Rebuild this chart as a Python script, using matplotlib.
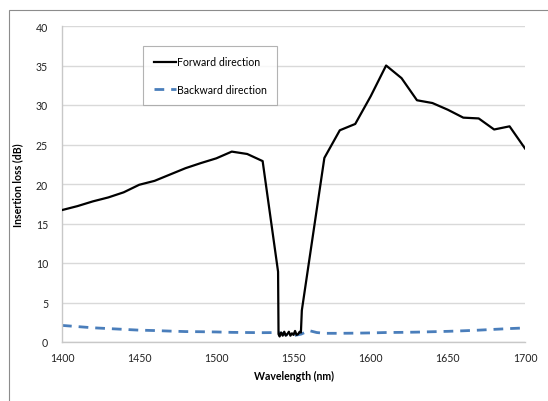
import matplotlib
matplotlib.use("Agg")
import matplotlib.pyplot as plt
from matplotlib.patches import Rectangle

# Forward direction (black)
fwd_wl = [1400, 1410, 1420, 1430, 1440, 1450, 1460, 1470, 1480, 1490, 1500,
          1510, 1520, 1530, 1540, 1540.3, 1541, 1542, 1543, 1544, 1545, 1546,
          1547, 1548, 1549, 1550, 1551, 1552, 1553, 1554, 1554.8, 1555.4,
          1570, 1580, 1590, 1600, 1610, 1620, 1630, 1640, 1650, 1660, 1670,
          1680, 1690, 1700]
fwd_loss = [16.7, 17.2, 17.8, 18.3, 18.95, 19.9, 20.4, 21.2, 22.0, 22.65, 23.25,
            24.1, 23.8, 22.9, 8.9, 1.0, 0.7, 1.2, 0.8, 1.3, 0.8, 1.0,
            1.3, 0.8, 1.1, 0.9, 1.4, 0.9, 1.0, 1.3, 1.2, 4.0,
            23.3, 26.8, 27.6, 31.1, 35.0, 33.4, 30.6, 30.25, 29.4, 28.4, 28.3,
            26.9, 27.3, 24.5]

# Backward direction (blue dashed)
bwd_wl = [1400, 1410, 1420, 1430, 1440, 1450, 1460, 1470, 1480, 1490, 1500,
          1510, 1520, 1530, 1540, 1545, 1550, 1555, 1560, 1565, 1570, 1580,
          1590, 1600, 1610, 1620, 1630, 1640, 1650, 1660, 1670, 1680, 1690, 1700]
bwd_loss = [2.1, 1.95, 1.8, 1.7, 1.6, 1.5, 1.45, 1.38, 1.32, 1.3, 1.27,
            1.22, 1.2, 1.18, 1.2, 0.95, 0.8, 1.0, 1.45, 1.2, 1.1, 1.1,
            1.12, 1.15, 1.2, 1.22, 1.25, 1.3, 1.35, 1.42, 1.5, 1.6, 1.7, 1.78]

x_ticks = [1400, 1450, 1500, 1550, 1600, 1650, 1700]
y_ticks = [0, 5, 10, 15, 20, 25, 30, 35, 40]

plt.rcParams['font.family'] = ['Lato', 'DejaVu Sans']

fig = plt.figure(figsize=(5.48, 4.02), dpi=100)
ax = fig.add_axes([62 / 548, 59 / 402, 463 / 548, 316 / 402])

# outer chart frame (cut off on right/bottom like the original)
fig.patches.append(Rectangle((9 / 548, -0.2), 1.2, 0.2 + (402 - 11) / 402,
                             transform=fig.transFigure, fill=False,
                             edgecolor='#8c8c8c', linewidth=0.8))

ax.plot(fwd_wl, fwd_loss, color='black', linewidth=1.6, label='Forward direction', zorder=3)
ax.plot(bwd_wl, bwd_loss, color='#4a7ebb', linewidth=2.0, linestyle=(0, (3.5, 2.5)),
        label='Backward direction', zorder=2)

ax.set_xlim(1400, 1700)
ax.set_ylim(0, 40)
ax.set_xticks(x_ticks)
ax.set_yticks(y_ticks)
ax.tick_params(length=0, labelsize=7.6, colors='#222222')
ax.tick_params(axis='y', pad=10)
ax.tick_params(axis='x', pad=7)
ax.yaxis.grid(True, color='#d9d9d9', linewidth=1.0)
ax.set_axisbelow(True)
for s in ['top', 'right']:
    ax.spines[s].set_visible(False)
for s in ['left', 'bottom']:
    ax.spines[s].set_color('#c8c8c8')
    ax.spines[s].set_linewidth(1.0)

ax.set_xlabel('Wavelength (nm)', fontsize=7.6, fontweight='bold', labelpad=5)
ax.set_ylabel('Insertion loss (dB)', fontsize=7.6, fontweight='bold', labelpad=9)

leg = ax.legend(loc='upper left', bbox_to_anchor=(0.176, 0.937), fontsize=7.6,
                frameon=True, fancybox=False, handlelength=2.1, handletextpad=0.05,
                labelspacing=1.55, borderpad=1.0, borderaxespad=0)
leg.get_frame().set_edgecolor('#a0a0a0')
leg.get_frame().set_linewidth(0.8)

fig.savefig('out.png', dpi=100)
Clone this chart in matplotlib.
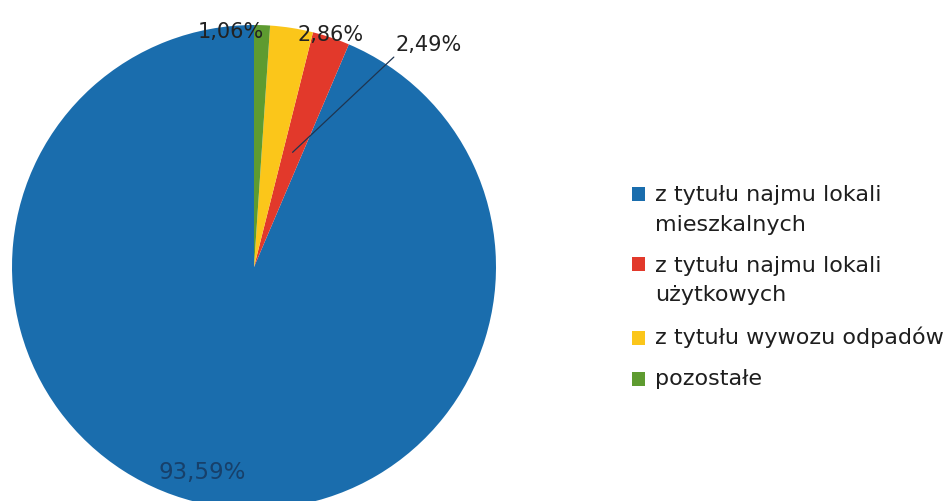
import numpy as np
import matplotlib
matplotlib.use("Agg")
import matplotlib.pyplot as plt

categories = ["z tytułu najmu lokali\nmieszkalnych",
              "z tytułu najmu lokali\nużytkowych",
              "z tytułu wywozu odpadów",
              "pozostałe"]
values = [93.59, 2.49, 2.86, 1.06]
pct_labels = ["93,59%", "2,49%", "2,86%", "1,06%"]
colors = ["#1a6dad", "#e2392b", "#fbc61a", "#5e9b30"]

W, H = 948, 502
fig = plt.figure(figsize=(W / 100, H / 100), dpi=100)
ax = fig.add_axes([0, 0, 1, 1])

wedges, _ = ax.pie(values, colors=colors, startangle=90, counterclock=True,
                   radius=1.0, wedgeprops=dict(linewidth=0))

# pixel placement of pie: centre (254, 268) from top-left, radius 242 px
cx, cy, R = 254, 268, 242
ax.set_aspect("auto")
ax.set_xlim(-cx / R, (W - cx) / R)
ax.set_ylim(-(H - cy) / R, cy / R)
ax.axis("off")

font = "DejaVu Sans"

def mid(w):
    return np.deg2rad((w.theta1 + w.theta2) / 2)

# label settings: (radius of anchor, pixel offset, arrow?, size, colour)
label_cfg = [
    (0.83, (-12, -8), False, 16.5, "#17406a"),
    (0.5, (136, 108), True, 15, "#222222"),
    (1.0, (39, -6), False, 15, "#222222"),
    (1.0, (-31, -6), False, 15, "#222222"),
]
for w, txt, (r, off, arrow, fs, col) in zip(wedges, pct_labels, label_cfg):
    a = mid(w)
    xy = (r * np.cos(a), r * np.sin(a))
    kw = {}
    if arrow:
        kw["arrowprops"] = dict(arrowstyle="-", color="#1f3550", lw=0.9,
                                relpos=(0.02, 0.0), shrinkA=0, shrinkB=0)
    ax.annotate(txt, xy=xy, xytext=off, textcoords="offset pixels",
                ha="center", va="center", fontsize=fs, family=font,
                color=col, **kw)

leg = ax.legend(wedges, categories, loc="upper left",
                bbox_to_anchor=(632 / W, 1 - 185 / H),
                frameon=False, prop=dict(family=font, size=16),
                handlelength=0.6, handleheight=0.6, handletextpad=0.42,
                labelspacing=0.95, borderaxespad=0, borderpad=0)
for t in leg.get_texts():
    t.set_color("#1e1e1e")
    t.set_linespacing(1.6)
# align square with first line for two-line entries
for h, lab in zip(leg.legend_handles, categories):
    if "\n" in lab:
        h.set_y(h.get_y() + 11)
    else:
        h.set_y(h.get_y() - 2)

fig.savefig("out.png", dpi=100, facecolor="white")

Given exercise
Reproduce every record above exactly, omitting the pictures.

Written solution
Rebuild this chart as a Python script, using matplotlib.
import matplotlib
matplotlib.use("Agg")
import matplotlib.pyplot as plt
from matplotlib.patches import Rectangle

# Forward direction (black)
fwd_wl = [1400, 1410, 1420, 1430, 1440, 1450, 1460, 1470, 1480, 1490, 1500,
          1510, 1520, 1530, 1540, 1540.3, 1541, 1542, 1543, 1544, 1545, 1546,
          1547, 1548, 1549, 1550, 1551, 1552, 1553, 1554, 1554.8, 1555.4,
          1570, 1580, 1590, 1600, 1610, 1620, 1630, 1640, 1650, 1660, 1670,
          1680, 1690, 1700]
fwd_loss = [16.7, 17.2, 17.8, 18.3, 18.95, 19.9, 20.4, 21.2, 22.0, 22.65, 23.25,
            24.1, 23.8, 22.9, 8.9, 1.0, 0.7, 1.2, 0.8, 1.3, 0.8, 1.0,
            1.3, 0.8, 1.1, 0.9, 1.4, 0.9, 1.0, 1.3, 1.2, 4.0,
            23.3, 26.8, 27.6, 31.1, 35.0, 33.4, 30.6, 30.25, 29.4, 28.4, 28.3,
            26.9, 27.3, 24.5]

# Backward direction (blue dashed)
bwd_wl = [1400, 1410, 1420, 1430, 1440, 1450, 1460, 1470, 1480, 1490, 1500,
          1510, 1520, 1530, 1540, 1545, 1550, 1555, 1560, 1565, 1570, 1580,
          1590, 1600, 1610, 1620, 1630, 1640, 1650, 1660, 1670, 1680, 1690, 1700]
bwd_loss = [2.1, 1.95, 1.8, 1.7, 1.6, 1.5, 1.45, 1.38, 1.32, 1.3, 1.27,
            1.22, 1.2, 1.18, 1.2, 0.95, 0.8, 1.0, 1.45, 1.2, 1.1, 1.1,
            1.12, 1.15, 1.2, 1.22, 1.25, 1.3, 1.35, 1.42, 1.5, 1.6, 1.7, 1.78]

x_ticks = [1400, 1450, 1500, 1550, 1600, 1650, 1700]
y_ticks = [0, 5, 10, 15, 20, 25, 30, 35, 40]

plt.rcParams['font.family'] = ['Lato', 'DejaVu Sans']

fig = plt.figure(figsize=(5.48, 4.02), dpi=100)
ax = fig.add_axes([62 / 548, 59 / 402, 463 / 548, 316 / 402])

# outer chart frame (cut off on right/bottom like the original)
fig.patches.append(Rectangle((9 / 548, -0.2), 1.2, 0.2 + (402 - 11) / 402,
                             transform=fig.transFigure, fill=False,
                             edgecolor='#8c8c8c', linewidth=0.8))

ax.plot(fwd_wl, fwd_loss, color='black', linewidth=1.6, label='Forward direction', zorder=3)
ax.plot(bwd_wl, bwd_loss, color='#4a7ebb', linewidth=2.0, linestyle=(0, (3.5, 2.5)),
        label='Backward direction', zorder=2)

ax.set_xlim(1400, 1700)
ax.set_ylim(0, 40)
ax.set_xticks(x_ticks)
ax.set_yticks(y_ticks)
ax.tick_params(length=0, labelsize=7.6, colors='#222222')
ax.tick_params(axis='y', pad=10)
ax.tick_params(axis='x', pad=7)
ax.yaxis.grid(True, color='#d9d9d9', linewidth=1.0)
ax.set_axisbelow(True)
for s in ['top', 'right']:
    ax.spines[s].set_visible(False)
for s in ['left', 'bottom']:
    ax.spines[s].set_color('#c8c8c8')
    ax.spines[s].set_linewidth(1.0)

ax.set_xlabel('Wavelength (nm)', fontsize=7.6, fontweight='bold', labelpad=5)
ax.set_ylabel('Insertion loss (dB)', fontsize=7.6, fontweight='bold', labelpad=9)

leg = ax.legend(loc='upper left', bbox_to_anchor=(0.176, 0.937), fontsize=7.6,
                frameon=True, fancybox=False, handlelength=2.1, handletextpad=0.05,
                labelspacing=1.55, borderpad=1.0, borderaxespad=0)
leg.get_frame().set_edgecolor('#a0a0a0')
leg.get_frame().set_linewidth(0.8)

fig.savefig('out.png', dpi=100)
Clone this chart in matplotlib.
import numpy as np
import matplotlib
matplotlib.use("Agg")
import matplotlib.pyplot as plt

categories = ["z tytułu najmu lokali\nmieszkalnych",
              "z tytułu najmu lokali\nużytkowych",
              "z tytułu wywozu odpadów",
              "pozostałe"]
values = [93.59, 2.49, 2.86, 1.06]
pct_labels = ["93,59%", "2,49%", "2,86%", "1,06%"]
colors = ["#1a6dad", "#e2392b", "#fbc61a", "#5e9b30"]

W, H = 948, 502
fig = plt.figure(figsize=(W / 100, H / 100), dpi=100)
ax = fig.add_axes([0, 0, 1, 1])

wedges, _ = ax.pie(values, colors=colors, startangle=90, counterclock=True,
                   radius=1.0, wedgeprops=dict(linewidth=0))

# pixel placement of pie: centre (254, 268) from top-left, radius 242 px
cx, cy, R = 254, 268, 242
ax.set_aspect("auto")
ax.set_xlim(-cx / R, (W - cx) / R)
ax.set_ylim(-(H - cy) / R, cy / R)
ax.axis("off")

font = "DejaVu Sans"

def mid(w):
    return np.deg2rad((w.theta1 + w.theta2) / 2)

# label settings: (radius of anchor, pixel offset, arrow?, size, colour)
label_cfg = [
    (0.83, (-12, -8), False, 16.5, "#17406a"),
    (0.5, (136, 108), True, 15, "#222222"),
    (1.0, (39, -6), False, 15, "#222222"),
    (1.0, (-31, -6), False, 15, "#222222"),
]
for w, txt, (r, off, arrow, fs, col) in zip(wedges, pct_labels, label_cfg):
    a = mid(w)
    xy = (r * np.cos(a), r * np.sin(a))
    kw = {}
    if arrow:
        kw["arrowprops"] = dict(arrowstyle="-", color="#1f3550", lw=0.9,
                                relpos=(0.02, 0.0), shrinkA=0, shrinkB=0)
    ax.annotate(txt, xy=xy, xytext=off, textcoords="offset pixels",
                ha="center", va="center", fontsize=fs, family=font,
                color=col, **kw)

leg = ax.legend(wedges, categories, loc="upper left",
                bbox_to_anchor=(632 / W, 1 - 185 / H),
                frameon=False, prop=dict(family=font, size=16),
                handlelength=0.6, handleheight=0.6, handletextpad=0.42,
                labelspacing=0.95, borderaxespad=0, borderpad=0)
for t in leg.get_texts():
    t.set_color("#1e1e1e")
    t.set_linespacing(1.6)
# align square with first line for two-line entries
for h, lab in zip(leg.legend_handles, categories):
    if "\n" in lab:
        h.set_y(h.get_y() + 11)
    else:
        h.set_y(h.get_y() - 2)

fig.savefig("out.png", dpi=100, facecolor="white")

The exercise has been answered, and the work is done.